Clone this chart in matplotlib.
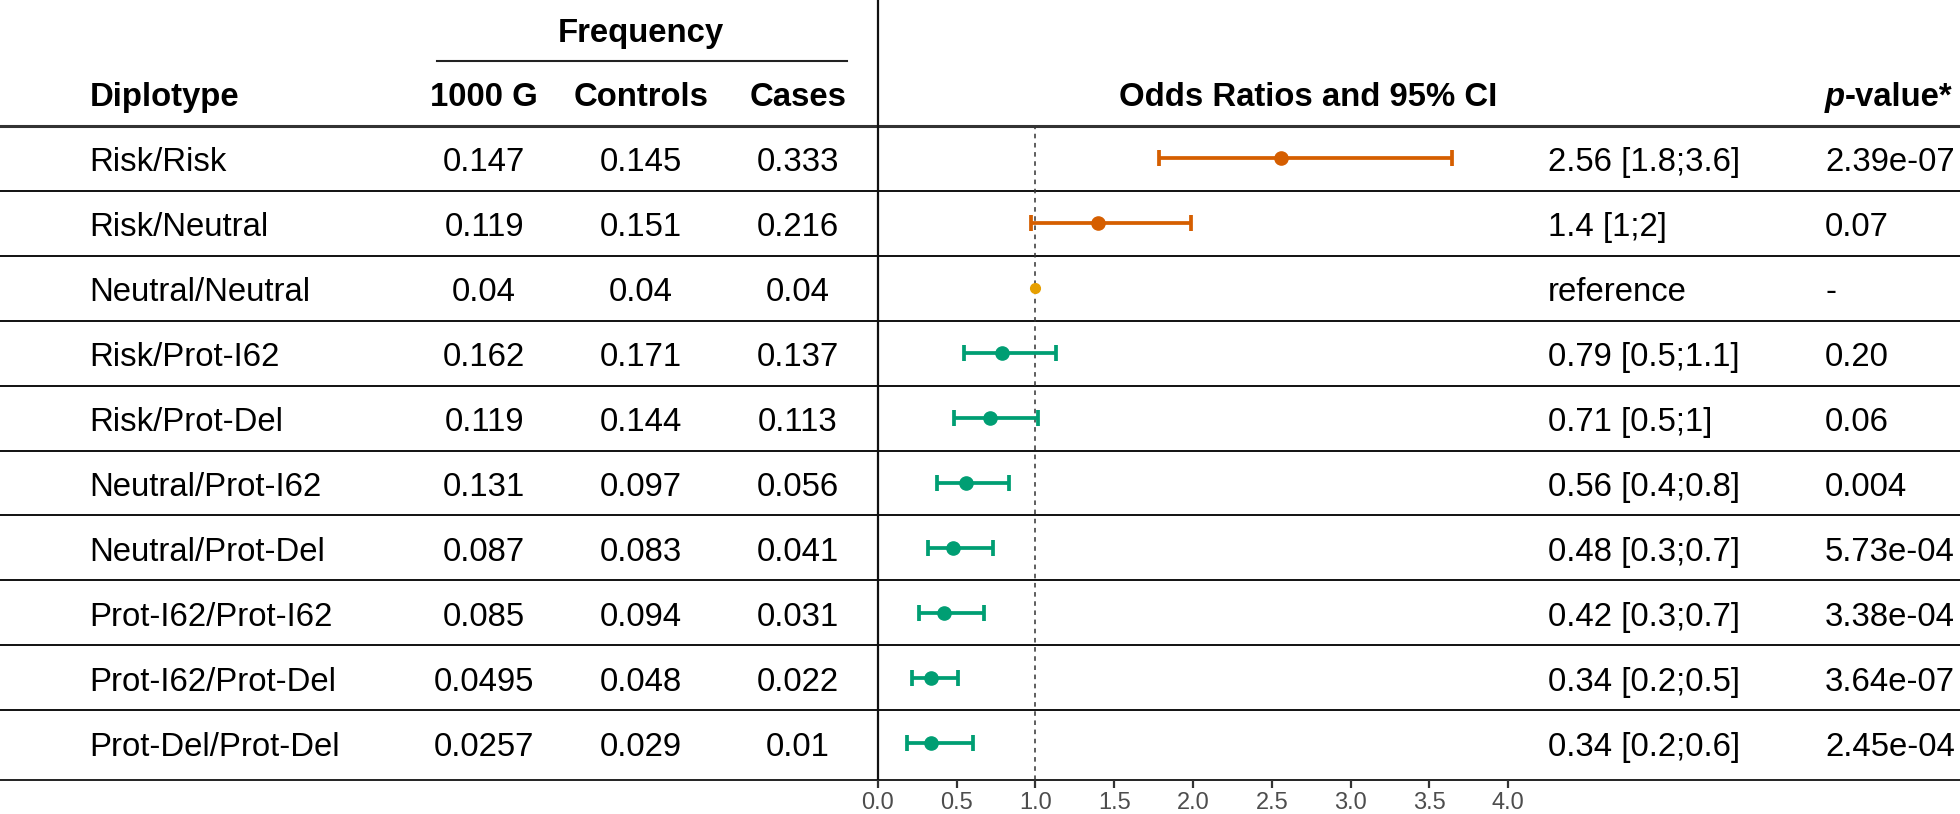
import numpy as np
import matplotlib
matplotlib.use("Agg")
import matplotlib.pyplot as plt
from matplotlib import font_manager

plt.rcParams["font.family"] = ["Liberation Sans", "DejaVu Sans"]

diplotypes = ["Risk/Risk", "Risk/Neutral", "Neutral/Neutral", "Risk/Prot-I62", "Risk/Prot-Del",
              "Neutral/Prot-I62", "Neutral/Prot-Del", "Prot-I62/Prot-I62", "Prot-I62/Prot-Del",
              "Prot-Del/Prot-Del"]
freq_1000g    = [0.147, 0.119, 0.04, 0.162, 0.119, 0.131, 0.087, 0.085, 0.0495, 0.0257]
freq_controls = [0.145, 0.151, 0.04, 0.171, 0.144, 0.097, 0.083, 0.094, 0.048, 0.029]
freq_cases    = [0.333, 0.216, 0.04, 0.137, 0.113, 0.056, 0.041, 0.031, 0.022, 0.01]
odds    = [2.56, 1.4, 1.0, 0.79, 0.71, 0.56, 0.48, 0.42, 0.34, 0.34]
ci_low  = [1.785, 0.972, 1.0, 0.547, 0.484, 0.374, 0.319, 0.26, 0.219, 0.188]
ci_high = [3.645, 1.99, 1.0, 1.129, 1.017, 0.831, 0.733, 0.674, 0.511, 0.607]
or_labels = ["2.56 [1.8;3.6]", "1.4 [1;2]", "reference", "0.79 [0.5;1.1]", "0.71 [0.5;1]",
             "0.56 [0.4;0.8]", "0.48 [0.3;0.7]", "0.42 [0.3;0.7]", "0.34 [0.2;0.5]", "0.34 [0.2;0.6]"]
p_values = ["2.39e-07", "0.07", "-", "0.20", "0.06", "0.004", "5.73e-04", "3.38e-04",
            "3.64e-07", "2.45e-04"]
groups = ["risk", "risk", "ref", "prot", "prot", "prot", "prot", "prot", "prot", "prot"]
colors = {"risk": "#D55E00", "ref": "#E69F00", "prot": "#009E73"}
x_ticks = [0.0, 0.5, 1.0, 1.5, 2.0, 2.5, 3.0, 3.5, 4.0]

# layout in pixels
W, H = 1960, 814
HEAD_Y = 126
ROW_H = 64.9
AXIS_Y = 780
X0 = 877.7          # pixel of OR = 0
UNIT = 157.65       # pixels per OR unit
F_RIGHT = 1530
FS = 23.7

# condensed font for the axis ticks if there is one
names = {f.name for f in font_manager.fontManager.ttflist}
if "Liberation Sans Narrow" in names:
    tick_font, tick_fs = "Liberation Sans Narrow", 20
else:
    tick_font, tick_fs = "Liberation Sans", 17

fig = plt.figure(figsize=(W / 100, H / 100), dpi=100)
ax = fig.add_axes([0, 0, 1, 1])
ax.set_xlim(0, W)
ax.set_ylim(H, 0)
ax.axis("off")

n = len(diplotypes)
row_c = [HEAD_Y + ROW_H / 2 + ROW_H * k for k in range(n)]

# header
ax.text(641, 42, "Frequency", fontsize=FS, fontweight="bold", ha="center", va="baseline")
ax.plot([437, 847], [61, 61], color="#222222", lw=1.5)
ax.text(90, 106, "Diplotype", fontsize=FS, fontweight="bold", ha="left", va="baseline")
ax.text(484, 106, "1000 G", fontsize=FS, fontweight="bold", ha="center", va="baseline")
ax.text(641, 106, "Controls", fontsize=FS, fontweight="bold", ha="center", va="baseline")
ax.text(847, 106, "Cases", fontsize=FS, fontweight="bold", ha="right", va="baseline")
ax.text(1497, 106, "Odds Ratios and 95% CI", fontsize=FS, fontweight="bold", ha="right", va="baseline")
tp = ax.text(1825, 106, "p", fontsize=FS, fontweight="bold", fontstyle="italic", ha="left", va="baseline")
ax.annotate("-value*", xy=(1, 0), xycoords=tp, fontsize=FS, fontweight="bold", ha="left", va="bottom")

# grid lines
ax.plot([0, W], [HEAD_Y, HEAD_Y], color="#333333", lw=2.2)
for k in range(n - 1):
    y = HEAD_Y + ROW_H * (k + 1)
    ax.plot([0, W], [y, y], color="#111111", lw=1.4)
ax.plot([0, W], [AXIS_Y, AXIS_Y], color="#222222", lw=1.4)
ax.plot([X0, X0], [0, AXIS_Y], color="#111111", lw=1.6)

# table body
for k in range(n):
    yb = row_c[k] + 13
    ax.text(89, yb, diplotypes[k], fontsize=FS, ha="left", va="baseline")
    ax.text(484, yb, str(freq_1000g[k]), fontsize=FS, ha="center", va="baseline")
    ax.text(641, yb, str(freq_controls[k]), fontsize=FS, ha="center", va="baseline")
    ax.text(798, yb, str(freq_cases[k]), fontsize=FS, ha="center", va="baseline")
    ax.text(1548, yb, or_labels[k], fontsize=FS, ha="left", va="baseline")
    ax.text(1825, yb, p_values[k], fontsize=FS, ha="left", va="baseline")

# forest panel
axf = fig.add_axes([X0 / W, (H - AXIS_Y) / H, (F_RIGHT - X0) / W, (AXIS_Y - HEAD_Y) / H])
axf.patch.set_alpha(0)
axf.set_xlim(0, (F_RIGHT - X0) / UNIT)
axf.set_ylim((AXIS_Y - row_c[0]) / ROW_H, -0.5)
for s in axf.spines.values():
    s.set_visible(False)
axf.axvline(1.0, color="#333333", lw=1.1, ls=(0, (3, 3)), zorder=1)

ypos = np.arange(n)
for k in range(n):
    c = colors[groups[k]]
    if groups[k] == "ref":
        axf.plot(odds[k], ypos[k], "o", color=c, ms=7, zorder=3)
    else:
        axf.errorbar(odds[k], ypos[k], xerr=[[odds[k] - ci_low[k]], [ci_high[k] - odds[k]]],
                     fmt="o", color=c, ms=9.5, elinewidth=2.7, capsize=5.6, capthick=2.7, zorder=3)

axf.set_yticks([])
axf.set_xticks(x_ticks)
axf.set_xticklabels([f"{t:.1f}" for t in x_ticks], fontsize=tick_fs, color="#4D4D4D",
                    family=[tick_font, "DejaVu Sans"])
axf.tick_params(axis="x", length=5.5, width=1.6, color="#333333", pad=3)

fig.savefig("out.png", dpi=100)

• _Exercise brief_
Output the data above without changes, apart from leaving out the pictures.

• _Reply_
Clone this chart in matplotlib.
import numpy as np
import matplotlib
matplotlib.use("Agg")
import matplotlib.pyplot as plt
from matplotlib import font_manager

plt.rcParams["font.family"] = ["Liberation Sans", "DejaVu Sans"]

diplotypes = ["Risk/Risk", "Risk/Neutral", "Neutral/Neutral", "Risk/Prot-I62", "Risk/Prot-Del",
              "Neutral/Prot-I62", "Neutral/Prot-Del", "Prot-I62/Prot-I62", "Prot-I62/Prot-Del",
              "Prot-Del/Prot-Del"]
freq_1000g    = [0.147, 0.119, 0.04, 0.162, 0.119, 0.131, 0.087, 0.085, 0.0495, 0.0257]
freq_controls = [0.145, 0.151, 0.04, 0.171, 0.144, 0.097, 0.083, 0.094, 0.048, 0.029]
freq_cases    = [0.333, 0.216, 0.04, 0.137, 0.113, 0.056, 0.041, 0.031, 0.022, 0.01]
odds    = [2.56, 1.4, 1.0, 0.79, 0.71, 0.56, 0.48, 0.42, 0.34, 0.34]
ci_low  = [1.785, 0.972, 1.0, 0.547, 0.484, 0.374, 0.319, 0.26, 0.219, 0.188]
ci_high = [3.645, 1.99, 1.0, 1.129, 1.017, 0.831, 0.733, 0.674, 0.511, 0.607]
or_labels = ["2.56 [1.8;3.6]", "1.4 [1;2]", "reference", "0.79 [0.5;1.1]", "0.71 [0.5;1]",
             "0.56 [0.4;0.8]", "0.48 [0.3;0.7]", "0.42 [0.3;0.7]", "0.34 [0.2;0.5]", "0.34 [0.2;0.6]"]
p_values = ["2.39e-07", "0.07", "-", "0.20", "0.06", "0.004", "5.73e-04", "3.38e-04",
            "3.64e-07", "2.45e-04"]
groups = ["risk", "risk", "ref", "prot", "prot", "prot", "prot", "prot", "prot", "prot"]
colors = {"risk": "#D55E00", "ref": "#E69F00", "prot": "#009E73"}
x_ticks = [0.0, 0.5, 1.0, 1.5, 2.0, 2.5, 3.0, 3.5, 4.0]

# layout in pixels
W, H = 1960, 814
HEAD_Y = 126
ROW_H = 64.9
AXIS_Y = 780
X0 = 877.7          # pixel of OR = 0
UNIT = 157.65       # pixels per OR unit
F_RIGHT = 1530
FS = 23.7

# condensed font for the axis ticks if there is one
names = {f.name for f in font_manager.fontManager.ttflist}
if "Liberation Sans Narrow" in names:
    tick_font, tick_fs = "Liberation Sans Narrow", 20
else:
    tick_font, tick_fs = "Liberation Sans", 17

fig = plt.figure(figsize=(W / 100, H / 100), dpi=100)
ax = fig.add_axes([0, 0, 1, 1])
ax.set_xlim(0, W)
ax.set_ylim(H, 0)
ax.axis("off")

n = len(diplotypes)
row_c = [HEAD_Y + ROW_H / 2 + ROW_H * k for k in range(n)]

# header
ax.text(641, 42, "Frequency", fontsize=FS, fontweight="bold", ha="center", va="baseline")
ax.plot([437, 847], [61, 61], color="#222222", lw=1.5)
ax.text(90, 106, "Diplotype", fontsize=FS, fontweight="bold", ha="left", va="baseline")
ax.text(484, 106, "1000 G", fontsize=FS, fontweight="bold", ha="center", va="baseline")
ax.text(641, 106, "Controls", fontsize=FS, fontweight="bold", ha="center", va="baseline")
ax.text(847, 106, "Cases", fontsize=FS, fontweight="bold", ha="right", va="baseline")
ax.text(1497, 106, "Odds Ratios and 95% CI", fontsize=FS, fontweight="bold", ha="right", va="baseline")
tp = ax.text(1825, 106, "p", fontsize=FS, fontweight="bold", fontstyle="italic", ha="left", va="baseline")
ax.annotate("-value*", xy=(1, 0), xycoords=tp, fontsize=FS, fontweight="bold", ha="left", va="bottom")

# grid lines
ax.plot([0, W], [HEAD_Y, HEAD_Y], color="#333333", lw=2.2)
for k in range(n - 1):
    y = HEAD_Y + ROW_H * (k + 1)
    ax.plot([0, W], [y, y], color="#111111", lw=1.4)
ax.plot([0, W], [AXIS_Y, AXIS_Y], color="#222222", lw=1.4)
ax.plot([X0, X0], [0, AXIS_Y], color="#111111", lw=1.6)

# table body
for k in range(n):
    yb = row_c[k] + 13
    ax.text(89, yb, diplotypes[k], fontsize=FS, ha="left", va="baseline")
    ax.text(484, yb, str(freq_1000g[k]), fontsize=FS, ha="center", va="baseline")
    ax.text(641, yb, str(freq_controls[k]), fontsize=FS, ha="center", va="baseline")
    ax.text(798, yb, str(freq_cases[k]), fontsize=FS, ha="center", va="baseline")
    ax.text(1548, yb, or_labels[k], fontsize=FS, ha="left", va="baseline")
    ax.text(1825, yb, p_values[k], fontsize=FS, ha="left", va="baseline")

# forest panel
axf = fig.add_axes([X0 / W, (H - AXIS_Y) / H, (F_RIGHT - X0) / W, (AXIS_Y - HEAD_Y) / H])
axf.patch.set_alpha(0)
axf.set_xlim(0, (F_RIGHT - X0) / UNIT)
axf.set_ylim((AXIS_Y - row_c[0]) / ROW_H, -0.5)
for s in axf.spines.values():
    s.set_visible(False)
axf.axvline(1.0, color="#333333", lw=1.1, ls=(0, (3, 3)), zorder=1)

ypos = np.arange(n)
for k in range(n):
    c = colors[groups[k]]
    if groups[k] == "ref":
        axf.plot(odds[k], ypos[k], "o", color=c, ms=7, zorder=3)
    else:
        axf.errorbar(odds[k], ypos[k], xerr=[[odds[k] - ci_low[k]], [ci_high[k] - odds[k]]],
                     fmt="o", color=c, ms=9.5, elinewidth=2.7, capsize=5.6, capthick=2.7, zorder=3)

axf.set_yticks([])
axf.set_xticks(x_ticks)
axf.set_xticklabels([f"{t:.1f}" for t in x_ticks], fontsize=tick_fs, color="#4D4D4D",
                    family=[tick_font, "DejaVu Sans"])
axf.tick_params(axis="x", length=5.5, width=1.6, color="#333333", pad=3)

fig.savefig("out.png", dpi=100)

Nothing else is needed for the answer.